Joanna was not happy about any reporters showing up at a still-active crime scene. That went double for Marliss, who maintained a close personal friendship with Joanna’s mother and who was married to Richard Voland, a local private eye who had once been Joanna’s chief deputy. Neither of those relationships did a thing to endear Marliss to Joanna.

As the reporter’s vehicle slowed, Joanna stepped forward to cut her off, motioning for her to roll down the window.

“This is a crime scene,” she said brusquely. “You need to move along.”

Instead, the reporter shifted her Toyota into park, switched off the ignition, and stepped out of the car with her iPad in hand. Marliss was dressed in a brightly chartreuse pantsuit. Her brassy mane of recently frosted curls glowed in the sunlight. The combination of the green pantsuit and the aggressively blond hair put Joanna in mind of an ear of corn. She allowed herself a mental smile but didn’t indulge in a physical one.

“Is it true you’ve found Debra Highsmith’s body?” Marliss demanded.

What Joanna needed right then was to have her chief deputy on hand to run media relations interference. Unfortunately it was after nine on a Friday. That meant Tom Hadlock was already on his way to monitor that week’s regular meeting of the county board of supervisors.

Marliss’s arrival at the crime scene and her premature knowledge of the victim’s name meant that she had somehow obtained access to unauthorized information about both the crime scene and the victim’s identity. That left Joanna to draw the disconcerting conclusion that either she had a leak inside her own department or Guy Machett had one in his. While hoping for the latter, Joanna made an effort to maintain her game face.

“Come on, Marliss,” she said. “You know the drill. No comment at this time. We don’t release any information about the victim until we’ve made a positive ID and until we’ve notified the next of kin. Once we do that, we’ll be sure to let you know.”

Marliss wasn’t dissuaded.

“Right,” she muttered. “Along with everyone else. This is a big story, Joanna.” In a piece of gamesmanship of her own, the reporter deliberately avoided the use of Joanna’s official title. “A big local story. You can’t expect me to sit on a scoop like this indefinitely.”

Marliss had been divorced for a long time when she scored big by marrying a man a decade and a half younger than she was. Since then she had invested in any number of “image-enhancing” procedures. In the harsh sunlight, when her lips shifted into a pout, glimpses of her history of cosmetic changes showed through her carefully applied makeup, making it clear that she was far older than a first impression might have indicated.
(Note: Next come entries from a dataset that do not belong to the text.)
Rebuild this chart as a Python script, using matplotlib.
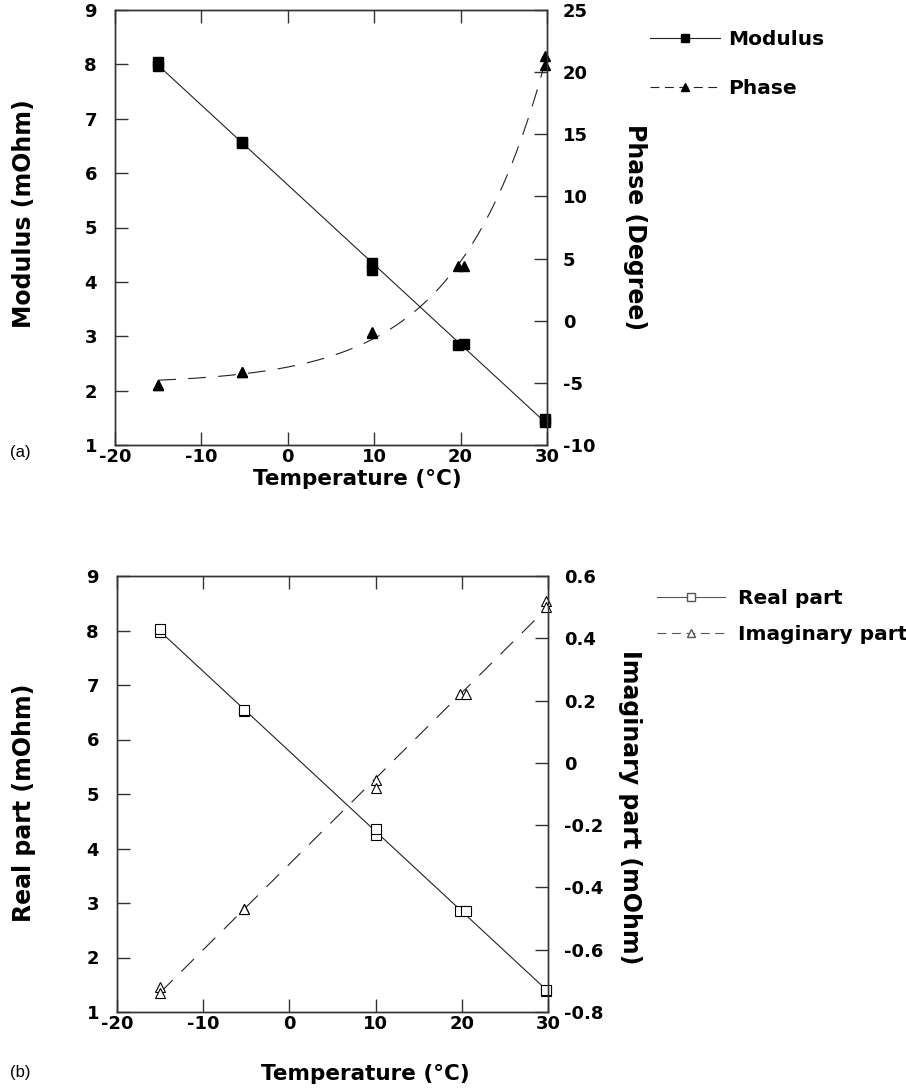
import numpy as np
import matplotlib
matplotlib.use("Agg")
import matplotlib.pyplot as plt
from matplotlib.lines import Line2D
from matplotlib.ticker import FuncFormatter

plt.rcParams['font.family'] = ['DejaVu Sans']
plt.rcParams['axes.unicode_minus'] = False

# ---------------- data ----------------
# panel (a)
temp_a = [-15, -15, -5.3, -5.3, 9.8, 9.8, 19.7, 20.4, 29.8, 29.8]
modulus = [7.97, 8.05, 6.55, 6.57, 4.22, 4.35, 2.84, 2.86, 1.42, 1.47]
phase = [-5.2, -5.2, -4.1, -4.1, -0.95, -0.9, 4.4, 4.4, 20.6, 21.3]

# panel (b)
temp_b = [-15, -15, -5.3, -5.3, 10, 10, 19.8, 20.5, 29.8, 29.8]
real_part = [7.97, 8.03, 6.53, 6.55, 4.25, 4.35, 2.86, 2.86, 1.39, 1.40]
imag_part = [-0.72, -0.74, -0.468, -0.47, -0.055, -0.08, 0.222, 0.222, 0.52, 0.50]

x_ticks = [-20, -10, 0, 10, 20, 30]
left_ticks = [1, 2, 3, 4, 5, 6, 7, 8, 9]
phase_ticks = [-10, -5, 0, 5, 10, 15, 20, 25]
imag_ticks = [-0.8, -0.6, -0.4, -0.2, 0, 0.2, 0.4, 0.6]

# ---------------- style ----------------
W, H = 906, 1090
fig = plt.figure(figsize=(W / 100, H / 100), dpi=100)

SPINE = '#333333'
LINE = '#222222'
TICKFS = 13
LABFS = 17
XLABFS = 15.5
LEGFS = 14.5
DASH = (16, 11)


def fmt(v, pos):
    v = round(v, 6)
    if v == 0:
        return '0'
    return '%g' % v


def style_axes(ax, ax2, ylim_r, rticks):
    ax.set_xlim(-20, 30)
    ax.set_ylim(1, 9)
    ax.set_xticks(x_ticks)
    ax.set_yticks(left_ticks)
    ax2.set_ylim(*ylim_r)
    ax2.set_yticks(rticks)
    ax2.yaxis.set_major_formatter(FuncFormatter(fmt))
    ax.xaxis.set_major_formatter(FuncFormatter(fmt))
    ax.tick_params(axis='x', direction='in', length=9.5, width=1.0, color=SPINE,
                   top=True, labelsize=TICKFS, pad=2.5)
    ax.tick_params(axis='y', direction='in', length=9.5, width=1.0, color=SPINE,
                   right=False, labelsize=TICKFS, pad=13)
    ax2.tick_params(axis='y', direction='in', length=9.5, width=1.0, color=SPINE,
                    labelsize=TICKFS, pad=11.5)
    for a in (ax, ax2):
        for s in a.spines.values():
            s.set_color(SPINE)
            s.set_linewidth(1.0)
    for lab in ax.get_xticklabels() + ax.get_yticklabels() + ax2.get_yticklabels():
        lab.set_fontweight('bold')


def exp_fit(x, y):
    # least-squares fit of y = a + b*exp(x/tau), tau chosen by grid search
    x = np.asarray(x, float)
    y = np.asarray(y, float)
    best = None
    for tau in np.linspace(3, 40, 400):
        A = np.column_stack([np.ones_like(x), np.exp(x / tau)])
        coef, res, *_ = np.linalg.lstsq(A, y, rcond=None)
        err = np.sum((A @ coef - y) ** 2)
        if best is None or err < best[0]:
            best = (err, tau, coef)
    _, tau, coef = best
    return lambda t: coef[0] + coef[1] * np.exp(np.asarray(t) / tau)


# ---------------- panel (a) ----------------
ax_a = fig.add_axes([115 / W, 1 - 445 / H, 432 / W, 435 / H])
ax_a2 = ax_a.twinx()
style_axes(ax_a, ax_a2, (-10, 25), phase_ticks)

ta = np.array(temp_a)
xs = np.linspace(min(temp_a), max(temp_a), 300)
cm = np.polyfit(ta, modulus, 1)
ax_a.plot(xs, np.polyval(cm, xs), color=LINE, lw=0.8)
ax_a.plot(temp_a, modulus, ls='none', marker='s', ms=7.5, color='black', clip_on=False)

fp = exp_fit(temp_a, phase)
ax_a2.plot(xs, fp(xs), color=LINE, lw=0.8, dashes=DASH)
ax_a2.plot(temp_a, phase, ls='none', marker='^', ms=7.5, color='black', clip_on=False)

ax_a.set_xlabel('Temperature (°C)', fontsize=XLABFS, fontweight='bold')
ax_a.set_ylabel('Modulus (mOhm)', fontsize=LABFS, fontweight='bold')
ax_a2.set_ylabel('Phase (Degree)', fontsize=LABFS, fontweight='bold', rotation=270)
for lbl in (ax_a.xaxis.label, ax_a.yaxis.label, ax_a2.yaxis.label):
    lbl.set_rotation_mode('default')
    lbl.set_va('center')
    lbl.set_ha('center')
ax_a.xaxis.set_label_coords((357 - 115) / 432, (445 - 479) / 435)
ax_a.yaxis.set_label_coords((24 - 115) / 432, 0.533)
ax_a2.yaxis.set_label_coords((635 - 115) / 432, 0.50)

h1 = Line2D([], [], color=LINE, lw=0.8, marker='s', ms=6, mfc='black', mec='black')
h2 = Line2D([], [], color=LINE, lw=0.8, marker='^', ms=6, mfc='black', mec='black',
            dashes=(8, 5))
ax_a.legend([h1, h2], ['Modulus', 'Phase'], loc='upper left',
            bbox_to_anchor=(650 / W, 1 - 30 / H), bbox_transform=fig.transFigure,
            frameon=False, borderpad=0, borderaxespad=0, handlelength=3.5,
            handletextpad=0.4, labelspacing=1.5, numpoints=1,
            prop={'size': LEGFS, 'weight': 'bold'})

fig.text(10 / W, 1 - 453 / H, '(a)', fontsize=12, family='Liberation Sans',
         ha='left', va='center')

# ---------------- panel (b) ----------------
ax_b = fig.add_axes([117 / W, 1 - 1012 / H, 431 / W, 436 / H])
ax_b2 = ax_b.twinx()
style_axes(ax_b, ax_b2, (-0.8, 0.6), imag_ticks)

tb = np.array(temp_b)
xs = np.linspace(min(temp_b), max(temp_b), 300)
cr = np.polyfit(tb, real_part, 1)
ax_b.plot(xs, np.polyval(cr, xs), color=LINE, lw=0.8)
ax_b.plot(temp_b, real_part, ls='none', marker='s', ms=7.5, mfc='white', mec='black',
          mew=0.8, clip_on=False)
ci = np.polyfit(tb, imag_part, 1)
ax_b2.plot(xs, np.polyval(ci, xs), color=LINE, lw=0.8, dashes=DASH)
ax_b2.plot(temp_b, imag_part, ls='none', marker='^', ms=7.5, mfc='white', mec='black',
           mew=0.8, clip_on=False)

ax_b.set_xlabel('Temperature (°C)', fontsize=XLABFS, fontweight='bold')
ax_b.set_ylabel('Real part (mOhm)', fontsize=LABFS, fontweight='bold')
ax_b2.set_ylabel('Imaginary part (mOhm)', fontsize=LABFS, fontweight='bold', rotation=270)
for lbl in (ax_b.xaxis.label, ax_b.yaxis.label, ax_b2.yaxis.label):
    lbl.set_rotation_mode('default')
    lbl.set_va('center')
    lbl.set_ha('center')
ax_b.xaxis.set_label_coords((365 - 117) / 431, (1012 - 1074) / 436)
ax_b.yaxis.set_label_coords((24 - 117) / 431, 0.48)
ax_b2.yaxis.set_label_coords((630 - 117) / 431, 0.47)

h3 = Line2D([], [], color='#555555', lw=0.8, marker='s', ms=6, mfc='white', mec='#555555')
h4 = Line2D([], [], color='#555555', lw=0.8, marker='^', ms=6, mfc='white', mec='#555555',
            dashes=(8, 5))
ax_b.legend([h3, h4], ['Real part', 'Imaginary part'], loc='upper left',
            bbox_to_anchor=(657 / W, 1 - 589 / H), bbox_transform=fig.transFigure,
            frameon=False, borderpad=0, borderaxespad=0, handlelength=3.4,
            handletextpad=0.6, labelspacing=0.85, numpoints=1,
            prop={'size': LEGFS, 'weight': 'bold'})

fig.text(10 / W, 1 - 1073 / H, '(b)', fontsize=12, family='Liberation Sans',
         ha='left', va='center')

fig.savefig('out.png', dpi=100)
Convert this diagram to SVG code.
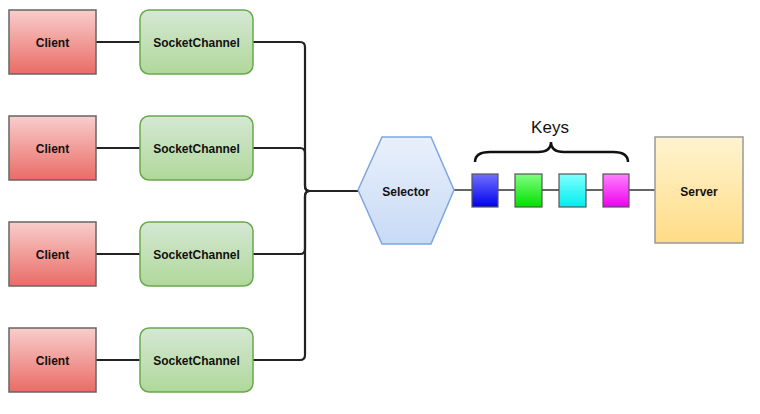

“It’s exactly what I expect,” Joanna replied firmly. “We’ll have a press briefing maybe later on today. In the meantime, I’d like to know where you’re getting your information.”

“Have you ever heard of freedom of the press?” Marliss shot back. “I’m a reporter, and I’m under no obligation to reveal my confidential sources.”

“True,” Joanna said, “but you also don’t get preferential treatment.”

“I don’t have to not publish something I know just on your say-so.”

“What you think you know,” Joanna corrected. “And you’re right. You’re welcome to publish whatever you want. Putting something about a victim in your paper prior to our notifying the family would be reprehensible, but it wouldn’t be against the law. You should leave now.”

Marliss’s cheeks glowed with fury and her Botoxed lips pulled into a sneer, but she kept her tone civil. “Very well,” she said. “I’m leaving.” She reached out to open the door on the RAV4. Then she stopped and turned back to Joanna. “By the way,” she said, “how’s Jenny doing these days?”

It was an out-of-the-blue question. As far as Joanna knew, Jenny’s only meetings with Marliss had occurred mostly during coffee hours after Sunday services at Tombstone Canyon United Methodist Church, although she supposed Jenny could have encountered Marliss when she was out with Joanna’s mother.

“Jenny’s fine,” Joanna answered.

“Good,” Marliss replied with a smile that was as unsettling as it was insincere. “Glad to hear it.”

Once in the SUV, she slammed it into gear, made a quick U-turn, and then took off, leaving Joanna standing there in a cloud of gravel and dust. She looked down at the grimy uniform she had put on clean only a couple of hours earlier. She’d have to shower and change before she showed up at the office.